The last few months have been exciting for BigPay. Our user base has been growing strong. More and more people are using the card for their everyday spending. We’ve added features that make our lives easier. We even made the news a few times.
But all of this becomes relatively unimportant when a top up or a payment fails.
Why do payments sometimes fail?
It’s Monday morning. You’re rushing to work, but first: breakfast. You go to your favorite mamak that actually lives in 2018: it has a payment terminal. You order their signature nasi lemak, flush it with teh tarik. But at the cashier, disaster strikes: your card’s been declined.
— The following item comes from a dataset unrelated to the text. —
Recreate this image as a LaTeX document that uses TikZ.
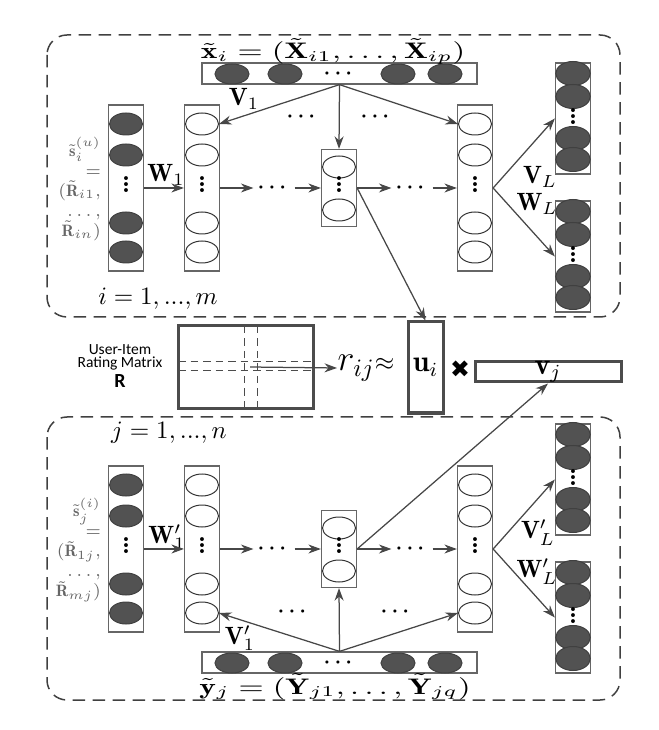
\documentclass[tikz,border=0pt]{standalone}
\usepackage{amsmath}
\usepackage{amssymb}
\usepackage{bm}
\usepackage{fontspec}
\newfontfamily\uifont{Carlito}
\newfontfamily\symfont{DejaVu Sans}
\usetikzlibrary{positioning,arrows.meta,shapes.geometric,calc}
\newcommand{\coldots}{\vbox{\baselineskip2.4pt\lineskiplimit0pt\hbox{\bfseries.}\hbox{\bfseries.}\hbox{\bfseries.}}}

\begin{document}
\begin{tikzpicture}[
  x=0.4pt, y=-0.4pt,
  >={Stealth[length=5pt,width=3.6pt]},
  every node/.style={align=center, inner sep=1pt},
  layer/.style={draw=black!60, line width=0.5pt, minimum width=14pt, inner sep=0pt},
  full/.style={ellipse, draw=black!75, fill=black!68, minimum width=13.2pt, minimum height=8.8pt, inner sep=0pt},
  hollow/.style={ellipse, draw=black!80, fill=white, line width=0.4pt, minimum width=13.2pt, minimum height=8.8pt, inner sep=0pt},
  outc/.style={full, minimum width=13.8pt, minimum height=9.6pt},
  bar/.style={draw=black!60, line width=0.5pt, minimum width=110pt, minimum height=8.4pt, inner sep=0pt},
  barc/.style={full, minimum width=13.6pt, minimum height=8pt},
  vdot/.style={inner sep=0pt, yshift=1.2pt},
  hdot/.style={font=\footnotesize\boldmath, inner sep=1.5pt},
  vecbox/.style={draw=black!70, line width=1.2pt, inner sep=0pt},
  wlab/.style={inner sep=0pt},
  side/.style={font=\fontsize{6.6}{8}\selectfont, text=black!60, align=right, anchor=east},
  vlab/.style={font=\small, xscale=1.4, anchor=base},
  e/.style={->, draw=black!72, line width=0.5pt},
  region/.style={draw=black!75, dash pattern=on 5pt off 3pt, rounded corners=8pt, line width=0.6pt}
]
\useasboundingbox (0,0) rectangle (658,730);

% dashed regions for users (top) and items (bottom)
\draw[region] (47,35) rectangle (620,317);
\draw[region] (47,417) rectangle (620,700);

% the two autoencoder stacks
\foreach \p/\cy in {u/188,v/549}{
  \foreach \n/\x/\s in {S/126/full,H1/202/hollow,HL/475/hollow}{
    \node[layer, minimum height=66.4pt] (\p-\n) at (\x,\cy) {};
    \foreach \dy/\k in {-64/1,-33/2,35/4,64/5}
      \node[\s] (\p-\n-\k) at (\x,{\cy+(\dy)}) {};
    \node[vdot] at (\x,\cy) {\coldots};
  }
  \node[layer, minimum height=30.8pt] (\p-M) at (339,\cy) {};
  \node[hollow] (\p-M-1) at (339,{\cy-21}) {};
  \node[hollow] (\p-M-2) at (339,{\cy+22}) {};
  \node[vdot] at (339,\cy) {\coldots};
  \foreach \n/\oy in {OV/-69.5,OW/68.5}{
    \node[layer, minimum height=44.4pt] (\p-\n) at (573,{\cy+(\oy)}) {};
    \foreach \dy/\k in {-45/1,-22/2,20/4,41/5}
      \node[outc] (\p-\n-\k) at (573,{\cy+(\oy)+(\dy)}) {};
    \node[vdot] at (573,{\cy+(\oy)+1}) {\coldots};
  }
  \node[hdot] (\p-dA) at (274,\cy) {$\cdots$};
  \node[hdot] (\p-dB) at (412,\cy) {$\cdots$};
}

% side information bars
\node[bar] (X) at (339.5,73.5) {};
\node[bar] (Y) at (339.5,662.5) {};
\foreach \b/\y in {X/74,Y/663}{
  \foreach \x/\k in {232/1,285/2,398/4,445/5}
    \node[barc] (\b-\k) at (\x,\y) {};
  \node[hdot] at (340,\y) {$\cdots$};
}
\node[vlab] (xlab) at (333,59) {$\tilde{\mathbf{x}}_i = (\tilde{\mathbf{X}}_{i1}, \ldots, \tilde{\mathbf{X}}_{ip})$};
\node[vlab] (ylab) at (335,694) {$\tilde{\mathbf{y}}_j = (\tilde{\mathbf{Y}}_{j1}, \ldots, \tilde{\mathbf{Y}}_{jq})$};
\node[hdot] at (303,117) {$\cdots$};
\node[hdot] at (377,117) {$\cdots$};
\node[hdot] at (294,612) {$\cdots$};
\node[hdot] at (397,612) {$\cdots$};

% input labels
\node[side] (su) at (104,189) {$\tilde{\mathbf{s}}_i^{(u)}$\\$=$\\$(\tilde{\mathbf{R}}_{i1},$\\$\ldots,$\\$\tilde{\mathbf{R}}_{in})$};
\node[side] (sv) at (104,550) {$\tilde{\mathbf{s}}_j^{(i)}$\\$=$\\$(\tilde{\mathbf{R}}_{1j},$\\$\ldots,$\\$\tilde{\mathbf{R}}_{mj})$};
\node (ri) at (158,299) {$i = 1, ..., m$};
\node (rj) at (169,433) {$j = 1, ..., n$};

% rating matrix and factors
\node[vecbox, minimum width=54pt, minimum height=33.2pt] (R) at (245.5,367.5) {};
\draw[densely dashed, black!70, line width=0.4pt] (244,326) -- (244,409) (257,326) -- (257,409)
  (178,362) -- (313,362) (178,371) -- (313,371);
\coordinate (Rc) at (250,367);
\node[font=\uifont\fontsize{6.2}{5.2}\selectfont] (Rlab) at (120,366) {User-Item\\Rating Matrix\\[1pt]{\fontsize{8}{8}\selectfont\bfseries R}};
\node[anchor=west, inner sep=0pt] (rij) at (337,368) {{\Large$r_{ij}$}$\approx$};
\node[vecbox, minimum width=14pt, minimum height=36.4pt] (U) at (425.5,367.5) {};
\node[font=\large] at (U) {$\mathbf{u}_i$};
\node[font=\symfont\fontsize{9.5}{9.5}\selectfont] (times) at (460,369) {✖};
\node[vecbox, minimum width=58.4pt, minimum height=8pt] (V) at (548,372) {};
\node[font=\large] at (V) {$\mathbf{v}_j$};

% weight labels
\node[wlab] at (244,99) {$\mathbf{V}_1$};
\node[wlab] at (166,175) {$\mathbf{W}_1$};
\node[wlab] at (540,177) {$\mathbf{V}_L$};
\node[wlab] at (537,204) {$\mathbf{W}_L$};
\node[wlab] at (240,638) {$\mathbf{V}'_1$};
\node[wlab] at (167,537) {$\mathbf{W}'_1$};
\node[wlab] at (538,533) {$\mathbf{V}'_L$};
\node[wlab] at (537,572) {$\mathbf{W}'_L$};

% connections
\foreach \p in {u,v}{
  \draw[e] (\p-S) -- (\p-H1);
  \draw[e] (\p-H1) -- (\p-dA);
  \draw[e] (\p-dA) -- (\p-M);
  \draw[e] (\p-M) -- (\p-dB);
  \draw[e] (\p-dB) -- (\p-HL);
  \draw[e] (\p-HL.east) -- (\p-OV.west);
  \draw[e] (\p-HL.east) -- (\p-OW.west);
}
\draw[e] (X.south) -- (u-H1-1.east);
\draw[e] (X.south) -- (u-M.north);
\draw[e] (X.south) -- (u-HL-1.west);
\draw[e] (Y.north) -- (v-H1-5.east);
\draw[e] (Y.north) -- (v-M.south);
\draw[e] (Y.north) -- (v-HL-5.west);
\draw[e] (u-M.east) -- (U.north);
\draw[e] (v-M.east) -- (V.south);
\draw[e] (Rc) -- (rij.west);
\end{tikzpicture}
\end{document}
To understand why payments fail, we need to understand how payments work. There are two sides to a transaction: an authorisation and a settlement. When you’re paying for something or withdrawing money, the merchant asks us to create an authorisation.
This is where we put a fence around the amount in your account. It’s deducted from your balance and subsequently, you can’t spend it on anything else. The transaction is shown as ‘Pending’, but the merchant has yet to confirm the transaction.
The merchant will then come back to confirm the bill. In other words, that’s when the transaction is settled and money is collected. It can take up to a week, but usually no more than 48 hours. For you, it doesn’t change anything, as the balance you see is the same.
That’s when the transaction’s status goes from ‘Pending’ to ‘Settled’. ‘Pending’ means that the merchant has a fence around your money but hasn’t confirmed it. ‘Settled’ means that the merchant has effectively collected the amount for your account.
What about refunds?
There are two case scenarios. First, the money has been deducted from your account but hasn’t left it: the transaction is pending. Merchants can then simply choose to not confirm the transaction and the money will be released to your account.
If the money has already been collected, they must then make the refund by ‘credit presentment’. Put simply: they’ll send money back to your account. This will appear in your BigPay account.
Other reasons for declined transactions
These are common reasons why a payment might fail.
1. Not enough balance - if you’re trying to buy something but you don’t have enough funds, we’ll decline the authorisation request when it reaches us and the terminal will deny your card.
2. Wrong PIN - unless you’re making a contactless payment, the terminal will ask for your PIN to prove you’re the cardholder. Your entry is encrypted and sent to us for verification. Learn how to change your BigPay card’s PIN.
3. Wrong CVC - card validation codes (CVCs) are designed to make your payments safer. When you make a payment online, most websites will ask you to enter the 3-digit CVC at the back of your card. We’ll decline the payment if it’s wrong.
4. Contactless payment limit - you can only pay up to RM250 per day using our card’s contactless feature. Beyond that, the terminal will return an error - but can you still use Chip & PIN!
Why do top ups sometimes fail?
When a user tries to top up money into a BigPay account, we send a request from our payment gateway, that gets passed to the acquiring (BigPay’s) bank, which is then routed to the issuing bank (via Mastercard, Visa, or direct) to confirm that there are enough funds available on that person’s account. If everything is clear, we then top up your account.
Very rarely, but for a variety of reasons (such as the number of transactions being processed at that time...), sometimes returns an error message is returned from somewhere in the chain - between the payment gateway to the issuing bank to our systems. That's when the money is deducted from the user's bank account, but not yet reflected into the BigPay account.
Your money is still safe and guaranteed in a trust account. But we need to manually reconcile double check our records to make sure everything is a match and funds are going to the right person - this is usually done in under 24 hours.